Serangan Balasan dari Belanda
yang terbilang sangat cepat dan tak terduga ini langsung menghancurkan pasukan
TNI dengan membuat para pasukan TNI dan Pejuang lain berpencar. Menggunakan
Pesawat tempur Belanda sukses meluluhlantakkan pasukan pejuang serta membuat
para penduduk Selatpanjang ketakutan.[9]
Kembali lagi, Belanda
menguasai Selatpanjang dan membangun sarana dan prasarana untuk menunjang
segala aktifitas yang Belanda lakukan di Selatpanjang. Hingga Konfrensi Meja
Bundar pada tanggal 23 Agustus hingga 2 November 1949. Jalur diplomasi
dilakukan Indonesia dan Belanda dilakukan di Den Haaag, Belanda.
Dari tanggal 27 Desember 1949 Aparatur Sipil Belanda
berangsur angsur meninggalkan Selatpanjang, 15 Februari 1950 Belanda sudah
tidak berkuasa di Selatpanjang dan Tanah Jantan sudah terbebas dari jajahan
Belanda.[10]
Kesimpulan
Perjuangan Letda A. Murad untuk berjuang meski kekalahn
terus mereka alami berbuah manis setelah diadakannya KMB di Belanda. Yang mana
setelah perundingan di Deen Hag tersebut mengharuskan Belanda meninggalkan Indonesia
termasuk Selatpanjang yang mana bagian dari Negara Indonesia. Akhirnya perlahan
namun pasti orang – orang Belanda, Pegawai kantor maupun tentara Belanda yang
menetap di Selatpanjang setelah kemenangan 5 Januari 1949 pergi dari
Selatpanjang.
Abdul Murad, Namun beliau lebih di kenal dengan panggilan
Letda A. Murad oleh prajurit lain dan pejuang (Pemuda dan Tokoh Masyarakat)
karena, pangkat tersebutlah yang bersamai beliau dan pejuang – pejuang lain
untuk membela Selatpanjang dari serangan Agresi Militer Belanda. Dan panggilan
tersebut masih melekat di ingatan orang – orang Selatpanjang meskipun
perjuangan beliau telah usai.
[1] Andrian Perkasa. Dua Muka Janus: Revolusi dan Kekerasan di
Surabaya 1945- 1949. Mozaik Humaniora
Vol. 15, No. 2 Juli – Desember 2015. Hlm. 132.
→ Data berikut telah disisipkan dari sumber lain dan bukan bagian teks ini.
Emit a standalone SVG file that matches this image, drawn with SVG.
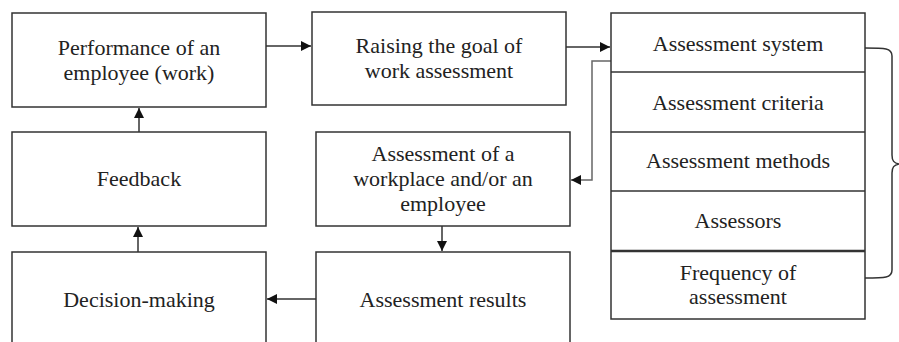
<svg xmlns="http://www.w3.org/2000/svg" width="899" height="342" viewBox="0 0 899 342">
  <defs>
    <marker id="arrow" viewBox="0 0 10 10" refX="10" refY="5" markerWidth="10" markerHeight="10" markerUnits="userSpaceOnUse" orient="auto">
      <path d="M0,0 L10,5 L0,10 Z" fill="#111"/>
    </marker>
    <style>
      .box { fill: #fff; stroke: #333; stroke-width: 1.5; }
      .lbl { font-family: "Times New Roman", "Liberation Serif", serif; font-size: 22px; fill: #222; text-anchor: middle; }
    </style>
  </defs>
  <rect width="899" height="342" fill="#fff"/>

  <!-- arrows and the brace -->
  <g id="connectors" fill="none" stroke="#333" stroke-width="1.5">
    <line x1="266" y1="46" x2="311" y2="46" marker-end="url(#arrow)"/>
    <line x1="566" y1="47" x2="610" y2="47" marker-end="url(#arrow)"/>
    <polyline stroke="#666" points="611,61 592,61 592,180 571,180" marker-end="url(#arrow)"/>
    <line x1="442" y1="226" x2="442" y2="251" marker-end="url(#arrow)"/>
    <line x1="316" y1="299" x2="267" y2="299" marker-end="url(#arrow)"/>
    <line x1="138" y1="252" x2="138" y2="227" marker-end="url(#arrow)"/>
    <line x1="139" y1="132" x2="139" y2="108" marker-end="url(#arrow)"/>
    <path d="M865,48 C885,48 892,48 892,56 L892,155 C892,161 894,163 899,164 C894,165 892,167 892,173 L892,270 C892,278 885,278 865,278"/>
  </g>

  <g id="performance">
    <rect class="box" x="12" y="13" width="254" height="94"/>
    <text class="lbl" x="139" y="55">Performance of an</text>
    <text class="lbl" x="139" y="80">employee (work)</text>
  </g>

  <g id="raising-goal">
    <rect class="box" x="312" y="12" width="254" height="93"/>
    <text class="lbl" x="439" y="53">Raising the goal of</text>
    <text class="lbl" x="439" y="78">work assessment</text>
  </g>

  <g id="assessment-stack">
    <rect class="box" x="611" y="13" width="254" height="306"/>
    <g stroke="#333" stroke-width="1.5">
      <line x1="611" y1="72" x2="865" y2="72"/>
      <line x1="611" y1="132" x2="865" y2="132"/>
      <line x1="611" y1="191" x2="865" y2="191"/>
      <line x1="611" y1="251" x2="865" y2="251" stroke-width="2.5"/>
    </g>
    <text class="lbl" x="738" y="51">Assessment system</text>
    <text class="lbl" x="738" y="110">Assessment criteria</text>
    <text class="lbl" x="738" y="168">Assessment methods</text>
    <text class="lbl" x="738" y="228">Assessors</text>
    <text class="lbl" x="738" y="280">Frequency of</text>
    <text class="lbl" x="738" y="304">assessment</text>
  </g>

  <g id="assessment-workplace">
    <rect class="box" x="316" y="132" width="254" height="94"/>
    <text class="lbl" x="443" y="161">Assessment of a</text>
    <text class="lbl" x="443" y="186">workplace and/or an</text>
    <text class="lbl" x="443" y="211">employee</text>
  </g>

  <g id="assessment-results">
    <rect class="box" x="316" y="252" width="254" height="100"/>
    <text class="lbl" x="443" y="307">Assessment results</text>
  </g>

  <g id="feedback">
    <rect class="box" x="12" y="132" width="254" height="94"/>
    <text class="lbl" x="139" y="186">Feedback</text>
  </g>

  <g id="decision-making">
    <rect class="box" x="12" y="252" width="254" height="100"/>
    <text class="lbl" x="139" y="307">Decision-making</text>
  </g>
</svg>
[2] Abdurakhman dan Agus Setiawan. Atlas Sejarah Indonesia Berita Proklamasi
Kemerdekaan. Direktorat Sejarah, Direktorat Jendral Kebudayaan Kementrian
Pendidikan dan Kebudayan.2018. Hlm.
88.
[3] Siti Nadila.
Peranan Wan Sulung Sebagai Pejuang
Kemerdekaan di Seletpanjang tahun 1945 . Jom Fkip - Ur Volume 5 Edisi 2
Juli – Desember 2018. Hlm. 6-7.
[4] Afrizal Cik.
Tanah Jantan yang Melawan. LAMR Kab.
Kep. Meranti. Pekanbaru. 2013. Hlm. 29.
[5] ibid. Hlm.
32-34.
[6] ibid. Hlm.
51-54.
[7] ibid. Hlm.
94.
[8] ibid. Hlm.
111-114.
[9] ibid. Hlm.
115.
[10] ibid. Hlm.
148
DAFTAR PUSTAKA
Abdurahman &
Agus Setiawan. 2018. Atlas Sejarah
Indonesia Berita Proklamasi
Kemerdekaan. Direktorat Sejarah, Direktorat Jendral Kebudayaan Kementrian Pendidikan dan Kebudayaan .
Cik, Afrizal. 2013. Tanah Jantan yang Melawan. Yayasan pusaka Riau bekerjasama
dengan LAMR Kab. Kep. Meranti. Pekanbaru.
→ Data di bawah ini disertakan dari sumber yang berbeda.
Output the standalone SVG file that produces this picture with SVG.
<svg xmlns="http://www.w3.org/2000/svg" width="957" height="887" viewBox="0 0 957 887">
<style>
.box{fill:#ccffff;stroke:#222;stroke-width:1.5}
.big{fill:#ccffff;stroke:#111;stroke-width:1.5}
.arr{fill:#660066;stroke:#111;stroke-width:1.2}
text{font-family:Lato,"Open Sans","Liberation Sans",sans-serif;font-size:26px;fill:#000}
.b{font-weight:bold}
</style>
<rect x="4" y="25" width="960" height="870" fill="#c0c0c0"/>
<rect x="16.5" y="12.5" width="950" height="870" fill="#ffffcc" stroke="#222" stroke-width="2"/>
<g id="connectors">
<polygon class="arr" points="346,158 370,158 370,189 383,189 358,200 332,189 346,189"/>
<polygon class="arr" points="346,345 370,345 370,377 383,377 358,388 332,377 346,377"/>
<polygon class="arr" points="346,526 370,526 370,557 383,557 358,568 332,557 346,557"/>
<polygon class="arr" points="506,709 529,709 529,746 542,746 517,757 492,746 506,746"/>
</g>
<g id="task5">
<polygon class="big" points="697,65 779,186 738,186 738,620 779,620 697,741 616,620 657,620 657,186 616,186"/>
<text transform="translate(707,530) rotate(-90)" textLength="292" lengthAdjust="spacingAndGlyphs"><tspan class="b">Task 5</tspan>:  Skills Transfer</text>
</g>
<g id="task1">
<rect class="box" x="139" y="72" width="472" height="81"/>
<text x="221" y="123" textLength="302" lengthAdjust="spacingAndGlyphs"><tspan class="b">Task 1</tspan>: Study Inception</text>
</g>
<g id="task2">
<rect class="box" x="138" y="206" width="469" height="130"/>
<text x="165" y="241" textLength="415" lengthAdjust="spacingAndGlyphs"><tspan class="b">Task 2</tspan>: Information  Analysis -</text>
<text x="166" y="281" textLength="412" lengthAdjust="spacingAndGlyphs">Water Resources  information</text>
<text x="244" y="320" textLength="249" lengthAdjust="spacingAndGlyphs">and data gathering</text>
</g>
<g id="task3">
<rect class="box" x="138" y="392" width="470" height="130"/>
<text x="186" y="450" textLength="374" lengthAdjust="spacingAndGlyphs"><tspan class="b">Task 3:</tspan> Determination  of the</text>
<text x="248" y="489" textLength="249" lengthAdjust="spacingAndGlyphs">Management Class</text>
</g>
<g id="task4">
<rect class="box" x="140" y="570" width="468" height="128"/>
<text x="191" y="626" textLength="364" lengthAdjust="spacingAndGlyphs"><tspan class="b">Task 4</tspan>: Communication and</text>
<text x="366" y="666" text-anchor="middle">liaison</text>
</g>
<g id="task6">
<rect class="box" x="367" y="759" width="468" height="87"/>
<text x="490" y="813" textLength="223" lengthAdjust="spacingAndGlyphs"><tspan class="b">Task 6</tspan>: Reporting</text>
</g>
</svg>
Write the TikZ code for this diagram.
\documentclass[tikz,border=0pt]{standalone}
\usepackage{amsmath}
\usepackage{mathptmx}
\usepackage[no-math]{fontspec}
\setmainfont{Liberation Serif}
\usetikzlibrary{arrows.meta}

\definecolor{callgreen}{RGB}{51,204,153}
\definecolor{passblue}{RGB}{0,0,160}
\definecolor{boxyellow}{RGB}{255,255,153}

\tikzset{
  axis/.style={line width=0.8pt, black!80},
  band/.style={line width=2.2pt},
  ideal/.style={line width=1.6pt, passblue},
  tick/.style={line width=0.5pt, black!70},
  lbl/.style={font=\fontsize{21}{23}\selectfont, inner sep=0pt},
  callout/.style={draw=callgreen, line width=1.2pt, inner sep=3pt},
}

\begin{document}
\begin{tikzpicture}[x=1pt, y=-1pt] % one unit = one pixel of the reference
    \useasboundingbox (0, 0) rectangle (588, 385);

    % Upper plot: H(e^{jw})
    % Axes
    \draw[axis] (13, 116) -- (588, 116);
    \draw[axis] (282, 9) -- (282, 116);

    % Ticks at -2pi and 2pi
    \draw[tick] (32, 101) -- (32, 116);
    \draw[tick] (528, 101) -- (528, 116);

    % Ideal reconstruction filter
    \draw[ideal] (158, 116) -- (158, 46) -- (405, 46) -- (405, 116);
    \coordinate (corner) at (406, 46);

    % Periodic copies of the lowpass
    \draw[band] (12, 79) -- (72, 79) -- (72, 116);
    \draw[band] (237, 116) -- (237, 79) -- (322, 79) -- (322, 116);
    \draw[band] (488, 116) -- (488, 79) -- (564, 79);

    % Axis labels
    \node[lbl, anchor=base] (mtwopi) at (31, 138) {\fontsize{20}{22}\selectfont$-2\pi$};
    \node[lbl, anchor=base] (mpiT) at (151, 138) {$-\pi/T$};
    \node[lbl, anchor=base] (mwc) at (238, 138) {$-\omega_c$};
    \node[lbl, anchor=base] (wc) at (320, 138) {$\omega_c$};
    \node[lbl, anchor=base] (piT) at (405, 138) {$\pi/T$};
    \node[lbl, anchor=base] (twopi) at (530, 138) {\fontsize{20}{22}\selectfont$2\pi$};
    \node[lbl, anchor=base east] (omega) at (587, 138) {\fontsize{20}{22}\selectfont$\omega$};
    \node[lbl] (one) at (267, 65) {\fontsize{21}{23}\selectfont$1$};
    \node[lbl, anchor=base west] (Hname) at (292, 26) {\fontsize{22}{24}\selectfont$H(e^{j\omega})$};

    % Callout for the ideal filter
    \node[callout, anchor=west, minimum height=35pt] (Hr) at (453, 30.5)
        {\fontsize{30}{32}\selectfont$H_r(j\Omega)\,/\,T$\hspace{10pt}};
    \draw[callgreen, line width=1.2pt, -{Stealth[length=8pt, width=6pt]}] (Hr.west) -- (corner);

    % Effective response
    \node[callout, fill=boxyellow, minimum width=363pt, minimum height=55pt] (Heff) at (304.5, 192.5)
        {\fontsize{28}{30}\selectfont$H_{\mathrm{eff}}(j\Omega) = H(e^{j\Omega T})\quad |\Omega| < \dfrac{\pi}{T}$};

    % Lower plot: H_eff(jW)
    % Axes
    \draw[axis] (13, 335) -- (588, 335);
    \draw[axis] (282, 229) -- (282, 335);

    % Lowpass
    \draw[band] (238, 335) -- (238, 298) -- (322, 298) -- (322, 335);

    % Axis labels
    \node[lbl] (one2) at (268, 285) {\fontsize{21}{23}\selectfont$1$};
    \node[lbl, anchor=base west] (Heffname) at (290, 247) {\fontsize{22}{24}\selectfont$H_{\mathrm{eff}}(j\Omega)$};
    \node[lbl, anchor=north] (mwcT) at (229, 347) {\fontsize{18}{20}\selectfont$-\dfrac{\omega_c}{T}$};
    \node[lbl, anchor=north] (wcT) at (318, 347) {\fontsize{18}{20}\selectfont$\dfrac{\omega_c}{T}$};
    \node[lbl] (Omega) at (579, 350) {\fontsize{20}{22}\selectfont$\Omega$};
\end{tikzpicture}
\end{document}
Perkasa, Andrian. Dua Muka Janus :Revolusi dan Kekerasan di
Surabaya 1945-
1949. Mozaik Humaniora Vol.15, No. 2, Juli – Desember 2015.
Nadila, Nadila .Peranan Wan Sulung Sebagai Pejuang
Kemerdekaan di Seletpanjang
tahun 1945. Jom Fkip - Ur Volume 5 Edisi 2 Juli – Desember 2018.